• leetcode 205 Isomorphic Strings


    Given two strings s and t, determine if they are isomorphic.

    Two strings are isomorphic if the characters in s can be replaced to get t.

    All occurrences of a character must be replaced with another character while preserving the order of characters. No two characters may map to the same character but a character may map to itself.

    For example,
    Given “egg”, “add”, return true.

    Given “foo”, “bar”, return false.

    Given “paper”, “title”, return true.

    Note:
    You may assume both s and t have the same length.

    这里写图片描述

    我的解决方案:

    // isIsomorphic.cpp : Defines the entry point for the console application.
    //
    
    #include "stdafx.h"
    
    
    #include<map>
    #include<string>
    #include<iostream>
    #include<unordered_map>
    
    using namespace std;
    
    
    
    bool isIsomorphic(string s, string t) 
    {
        if(s.length()!=t.length())return false;
    
        int s_length = s.length();
        int t_length = t.length();
        unordered_map<char,char> stemp;
        unordered_map<char,char> ttemp;
    
        for(int i = 0;i <  s_length; i++)
        {
            if(stemp.find(s[i]) == stemp.end() && ttemp.find(t[i]) == ttemp.end())
            {
                stemp[s[i]] = t[i];
                ttemp[t[i]] = s[i];
            }
            else
            {
                if(stemp.find(s[i]) == stemp.end() && ttemp[t[i]]!=s[i])
                { 
                    return false; 
                }
                else if(ttemp.find(t[i])==ttemp.end() && stemp[s[i]]!=t[i])
                {
                    return false; 
                }
                else if(stemp[s[i]] != t[i] && ttemp[t[i]] != s[i])
                { 
                    return false; 
                }
    
            }
        }
    }
    //
    //pair<map<char,int>::iterator,bool> Insert_Pair;
    //Insert_Pair = mapString.insert(map<char,int>::value_type(s[i],(int)(s[i] - t[i])));
    
    
    int _tmain(int argc, _TCHAR* argv[])
    {
    
        string s = "ab";
        string t = "aa";
    
        isIsomorphic(s,t);
        return 0;
    }
    
    

    unordered_map 简介:
    http://blog.csdn.net/gamecreating/article/details/7698719
    http://blog.csdn.net/orzlzro/article/details/7099231
    http://blog.csdn.net/sws9999/article/details/3081478

    unordered_map,它与map的区别就是map是按照operator<比较判断元素是否相同,以及比较元素的大小,然后选择合适的位置插入到树中。
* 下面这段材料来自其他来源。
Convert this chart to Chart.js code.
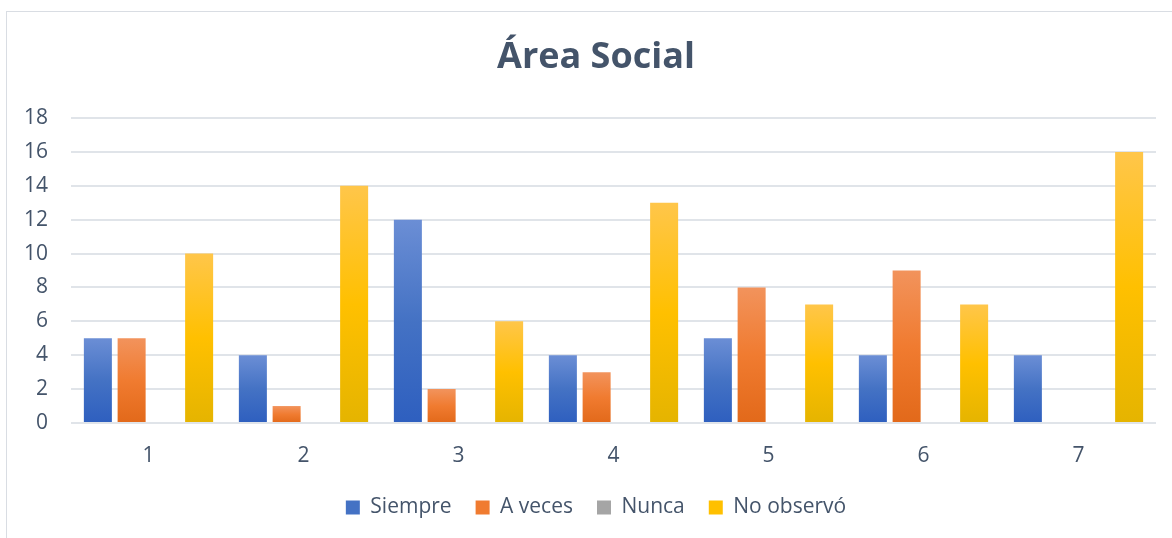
<!DOCTYPE html>
<html>
<head>
<meta charset="utf-8">
<script src="https://cdn.jsdelivr.net/npm/chart.js@4"></script>
<style>
  html, body { margin: 0; padding: 0; background: #fff; overflow: hidden; }
  #wrap { position: relative; width: 1172px; height: 538px; overflow: hidden; }
  #frame { position: absolute; left: 6px; top: 11px; width: 1300px; height: 700px; border: 1px solid #d9dde3; box-sizing: border-box; }
  canvas { position: absolute; left: 0; top: 0; }
</style>
</head>
<body>
<div id="wrap">
  <div id="frame"></div>
  <canvas id="chart" width="1192" height="538"></canvas>
</div>
<script>
// ===== Data =====
const categories = ["1", "2", "3", "4", "5", "6", "7"];
const siempre = [5, 4, 12, 4, 5, 4, 4];
const aVeces = [5, 1, 2, 3, 8, 9, 0];
const nunca = [0, 0, 0, 0, 0, 0, 0];
const noObservo = [10, 14, 6, 13, 7, 7, 16];
const seriesNames = ["Siempre", "A veces", "Nunca", "No observó"];
const chartTitle = "Área Social";

const textColor = "#44546A";

// top / middle / bottom colours of each bar gradient
const blueStops = ["#6b8ed5", "#4472c4", "#2e5fbf"];
const orangeStops = ["#f2935c", "#f07b30", "#e2691a"];
const grayStops = ["#b5b5b5", "#a5a5a5", "#8f8f8f"];
const yellowStops = ["#ffc64a", "#ffc000", "#e5b400"];

// per-bar vertical gradient, lighter at the top
function barGradient(stops) {
  return (c) => {
    const chart = c.chart;
    if (!chart.chartArea || c.type !== "data") return stops[1];
    const y = chart.scales.y;
    const top = y.getPixelForValue(c.raw);
    const bottom = y.getPixelForValue(0);
    if (bottom - top < 1) return stops[1];
    const g = chart.ctx.createLinearGradient(0, top, 0, bottom);
    g.addColorStop(0, stops[0]);
    g.addColorStop(0.5, stops[1]);
    g.addColorStop(1, stops[2]);
    return g;
  };
}

const allStops = [blueStops, orangeStops, grayStops, yellowStops];
const allData = [siempre, aVeces, nunca, noObservo];

// title drawn by hand so it sits over the whole (partly cropped) chart frame
const titlePlugin = {
  id: "areaTitle",
  afterDraw(chart) {
    const ctx = chart.ctx;
    ctx.save();
    ctx.font = "bold 36px 'Open Sans'";
    ctx.fillStyle = textColor;
    ctx.textAlign = "center";
    ctx.textBaseline = "middle";
    ctx.fillText(chartTitle, chart.width / 2, 58);
    ctx.restore();
  }
};

const chart = new Chart(document.getElementById("chart"), {
  type: "bar",
  data: {
    labels: categories,
    datasets: allData.map((d, i) => ({
      label: seriesNames[i],
      data: d,
      backgroundColor: barGradient(allStops[i]),
      borderWidth: 0,
      categoryPercentage: 0.871,
      barPercentage: 0.83
    }))
  },
  options: {
    responsive: false,
    animation: false,
    layout: { padding: { left: 0, right: 0, top: 118, bottom: 10 } },
    scales: {
      x: {
        grid: { display: false, drawTicks: false },
        border: { display: false },
        ticks: { color: textColor, font: { family: "Open Sans", size: 21 }, padding: 20 },
        afterFit: (scale) => { scale.height = 50; }
      },
      y: {
        min: 0,
        max: 18,
        ticks: { stepSize: 2, color: textColor, font: { family: "Open Sans", size: 21 }, padding: 23 },
        grid: { color: "#e0e4e9", lineWidth: 2, drawTicks: false },
        border: { display: false },
        afterFit: (scale) => { scale.width = 71; }
      },
      // empty right-hand axis: keeps space between plot and frame edge
      yRight: {
        position: "right",
        grid: { display: false },
        border: { display: false },
        ticks: { display: false },
        afterFit: (scale) => { scale.width = 36; }
      }
    },
    plugins: {
      title: { display: false },
      legend: {
        position: "bottom",
        labels: {
          color: textColor,
          font: { family: "Open Sans", size: 21 },
          boxWidth: 14,
          boxHeight: 14,
          padding: 24,
          generateLabels: (ch) => ch.data.datasets.map((ds, i) => ({
            text: ds.label,
            fillStyle: allStops[i][1],
            strokeStyle: allStops[i][1],
            lineWidth: 0,
            fontColor: textColor,
            datasetIndex: i
          }))
        }
      },
      tooltip: { enabled: false }
    }
  },
  plugins: [titlePlugin]
});
</script>
</body>
</html>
所以,如果对map进行遍历(中序遍历)的话,输出的结果是有序的。顺序就是按照operator< 定义的大小排序。而unordered_map是计算元素的Hash值,根据Hash值判断元素是否相同。所以,对unordered_map进行遍历,结果是无序的。而hash则是把数据的存储和查找消耗的时间大大降低;而代价仅仅是消耗比较多的内存。虽然在当前可利用内存越来越多的情况下,用空间换时间的做法是值得的。
    用法的区别就是map的key需要定义operator<。而unordered_map需要定义hash_value函数并且重载operator==。对于自定义的类型做key,就需要自己重载operator< 或者hash_value()了。

    python 的解决方案:

    def isIsomorphic(self, s, t):
        if len(s) != len(t):
            return False
        def halfIsom(s, t):
            res = {}
            for i in xrange(len(s)):
                if s[i] not in res:
                    res[s[i]] = t[i]
                elif res[s[i]] != t[i]:
                    return False
            return True
        return halfIsom(s, t) and halfIsom(t, s)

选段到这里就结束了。